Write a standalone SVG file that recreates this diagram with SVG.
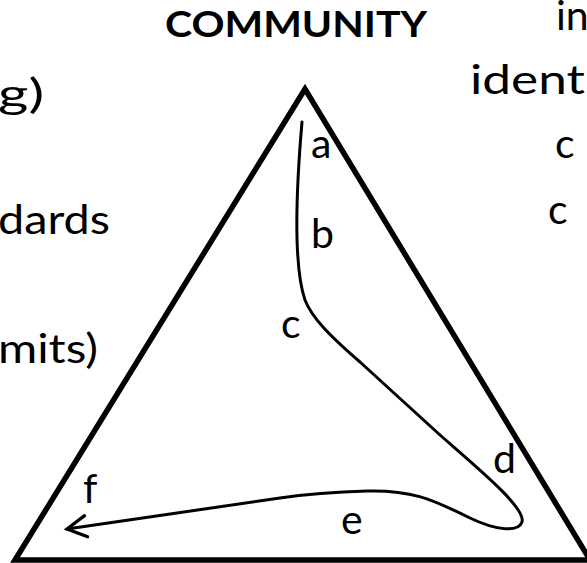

--

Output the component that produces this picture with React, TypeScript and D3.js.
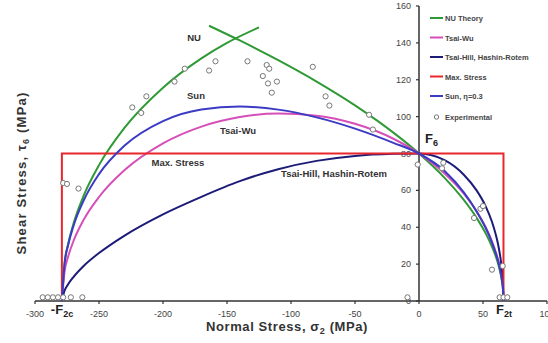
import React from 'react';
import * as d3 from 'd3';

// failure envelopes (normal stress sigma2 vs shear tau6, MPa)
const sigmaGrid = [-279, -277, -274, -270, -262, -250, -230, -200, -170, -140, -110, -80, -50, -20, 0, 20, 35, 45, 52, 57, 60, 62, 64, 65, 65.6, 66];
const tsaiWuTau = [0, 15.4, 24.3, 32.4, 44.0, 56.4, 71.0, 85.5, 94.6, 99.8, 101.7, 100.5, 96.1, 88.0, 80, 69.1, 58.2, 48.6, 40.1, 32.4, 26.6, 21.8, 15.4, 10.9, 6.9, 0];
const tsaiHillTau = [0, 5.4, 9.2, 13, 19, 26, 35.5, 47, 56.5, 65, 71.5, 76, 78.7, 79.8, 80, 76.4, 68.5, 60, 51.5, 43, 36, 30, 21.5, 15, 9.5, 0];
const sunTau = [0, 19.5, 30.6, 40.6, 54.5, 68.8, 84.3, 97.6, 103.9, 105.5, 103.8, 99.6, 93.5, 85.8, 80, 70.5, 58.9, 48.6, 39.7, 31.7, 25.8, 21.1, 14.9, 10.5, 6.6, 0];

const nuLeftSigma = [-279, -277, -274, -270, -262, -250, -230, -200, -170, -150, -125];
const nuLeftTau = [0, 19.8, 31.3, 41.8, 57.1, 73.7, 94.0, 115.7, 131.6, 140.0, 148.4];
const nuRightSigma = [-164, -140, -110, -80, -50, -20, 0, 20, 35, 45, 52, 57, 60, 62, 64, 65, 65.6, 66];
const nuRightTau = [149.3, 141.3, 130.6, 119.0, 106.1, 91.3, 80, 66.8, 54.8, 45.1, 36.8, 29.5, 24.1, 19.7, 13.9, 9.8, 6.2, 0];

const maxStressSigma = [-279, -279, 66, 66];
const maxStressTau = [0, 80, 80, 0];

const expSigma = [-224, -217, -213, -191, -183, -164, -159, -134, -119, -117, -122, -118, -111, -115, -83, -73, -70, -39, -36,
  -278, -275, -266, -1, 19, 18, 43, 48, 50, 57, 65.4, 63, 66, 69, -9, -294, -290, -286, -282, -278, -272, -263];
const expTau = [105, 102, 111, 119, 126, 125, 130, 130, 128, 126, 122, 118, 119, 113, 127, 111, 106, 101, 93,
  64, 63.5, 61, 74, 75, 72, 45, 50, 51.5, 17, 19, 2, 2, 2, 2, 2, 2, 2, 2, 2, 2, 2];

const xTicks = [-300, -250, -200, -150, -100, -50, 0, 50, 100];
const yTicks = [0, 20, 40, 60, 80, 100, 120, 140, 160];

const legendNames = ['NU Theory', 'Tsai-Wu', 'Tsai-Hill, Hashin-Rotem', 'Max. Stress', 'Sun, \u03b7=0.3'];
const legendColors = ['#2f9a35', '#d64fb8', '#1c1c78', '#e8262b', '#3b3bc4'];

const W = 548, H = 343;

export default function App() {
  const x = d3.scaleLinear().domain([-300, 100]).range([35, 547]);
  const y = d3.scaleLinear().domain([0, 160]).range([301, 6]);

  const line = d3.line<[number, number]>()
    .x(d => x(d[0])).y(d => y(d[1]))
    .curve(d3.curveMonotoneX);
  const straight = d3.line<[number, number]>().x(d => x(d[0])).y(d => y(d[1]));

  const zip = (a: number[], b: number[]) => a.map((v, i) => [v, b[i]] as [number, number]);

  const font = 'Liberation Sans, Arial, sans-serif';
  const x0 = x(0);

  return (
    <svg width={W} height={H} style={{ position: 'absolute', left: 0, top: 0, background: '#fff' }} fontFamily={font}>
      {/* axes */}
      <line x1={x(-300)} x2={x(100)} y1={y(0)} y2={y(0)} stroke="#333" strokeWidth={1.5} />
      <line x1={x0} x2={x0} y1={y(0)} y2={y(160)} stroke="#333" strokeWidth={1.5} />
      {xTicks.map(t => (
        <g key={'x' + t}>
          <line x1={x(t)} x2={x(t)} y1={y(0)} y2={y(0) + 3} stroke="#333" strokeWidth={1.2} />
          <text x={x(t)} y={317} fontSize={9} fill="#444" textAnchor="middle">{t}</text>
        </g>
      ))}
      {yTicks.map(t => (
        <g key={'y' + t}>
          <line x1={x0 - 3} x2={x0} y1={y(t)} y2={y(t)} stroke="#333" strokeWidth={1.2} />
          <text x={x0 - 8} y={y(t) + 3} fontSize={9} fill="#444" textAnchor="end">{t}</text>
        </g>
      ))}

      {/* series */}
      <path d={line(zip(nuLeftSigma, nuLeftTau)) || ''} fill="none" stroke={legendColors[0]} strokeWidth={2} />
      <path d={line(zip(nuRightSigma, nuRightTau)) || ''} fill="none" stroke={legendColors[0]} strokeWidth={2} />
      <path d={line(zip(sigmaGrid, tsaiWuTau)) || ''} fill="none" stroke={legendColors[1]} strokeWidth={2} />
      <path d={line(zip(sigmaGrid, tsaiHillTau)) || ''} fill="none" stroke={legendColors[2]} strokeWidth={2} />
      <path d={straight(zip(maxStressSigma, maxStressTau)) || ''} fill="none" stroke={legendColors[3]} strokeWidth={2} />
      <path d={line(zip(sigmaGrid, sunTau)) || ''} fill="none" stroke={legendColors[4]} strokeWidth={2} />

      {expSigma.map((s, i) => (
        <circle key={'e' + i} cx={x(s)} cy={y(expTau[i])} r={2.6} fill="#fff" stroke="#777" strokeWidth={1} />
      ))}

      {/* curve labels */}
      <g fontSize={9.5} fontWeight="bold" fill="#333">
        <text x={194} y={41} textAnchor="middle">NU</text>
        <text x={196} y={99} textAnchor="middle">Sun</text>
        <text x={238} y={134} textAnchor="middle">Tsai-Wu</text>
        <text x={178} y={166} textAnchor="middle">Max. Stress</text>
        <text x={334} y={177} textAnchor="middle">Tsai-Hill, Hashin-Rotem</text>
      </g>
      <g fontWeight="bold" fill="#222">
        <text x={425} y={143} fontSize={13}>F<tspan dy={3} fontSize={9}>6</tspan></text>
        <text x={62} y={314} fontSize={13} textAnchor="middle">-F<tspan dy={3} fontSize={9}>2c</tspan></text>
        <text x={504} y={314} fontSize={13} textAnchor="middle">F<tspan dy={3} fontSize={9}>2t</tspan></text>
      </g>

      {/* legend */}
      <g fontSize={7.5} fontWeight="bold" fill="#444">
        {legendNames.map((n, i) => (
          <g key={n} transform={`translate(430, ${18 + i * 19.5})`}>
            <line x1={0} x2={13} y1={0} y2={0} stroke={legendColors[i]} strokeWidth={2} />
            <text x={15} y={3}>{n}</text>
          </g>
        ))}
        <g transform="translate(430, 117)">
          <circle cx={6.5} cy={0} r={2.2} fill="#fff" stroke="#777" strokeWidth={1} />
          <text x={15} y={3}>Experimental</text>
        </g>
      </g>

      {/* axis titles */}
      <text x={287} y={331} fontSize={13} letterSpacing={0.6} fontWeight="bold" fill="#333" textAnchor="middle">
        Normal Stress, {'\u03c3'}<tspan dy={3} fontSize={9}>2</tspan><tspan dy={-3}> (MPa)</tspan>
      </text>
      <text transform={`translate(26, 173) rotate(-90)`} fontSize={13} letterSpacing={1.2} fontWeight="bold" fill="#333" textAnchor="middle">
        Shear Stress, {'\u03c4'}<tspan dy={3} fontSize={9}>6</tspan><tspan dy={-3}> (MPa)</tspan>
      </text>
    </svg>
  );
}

• [THE REQUEST]: Give again the lines from "Output the component" to "import * as d3 from 'd3';" exactly, both of those lines included, and do not include any pictures.

• [REPLY]:
Output the component that produces this picture with React, TypeScript and D3.js.
import React from 'react';
import * as d3 from 'd3';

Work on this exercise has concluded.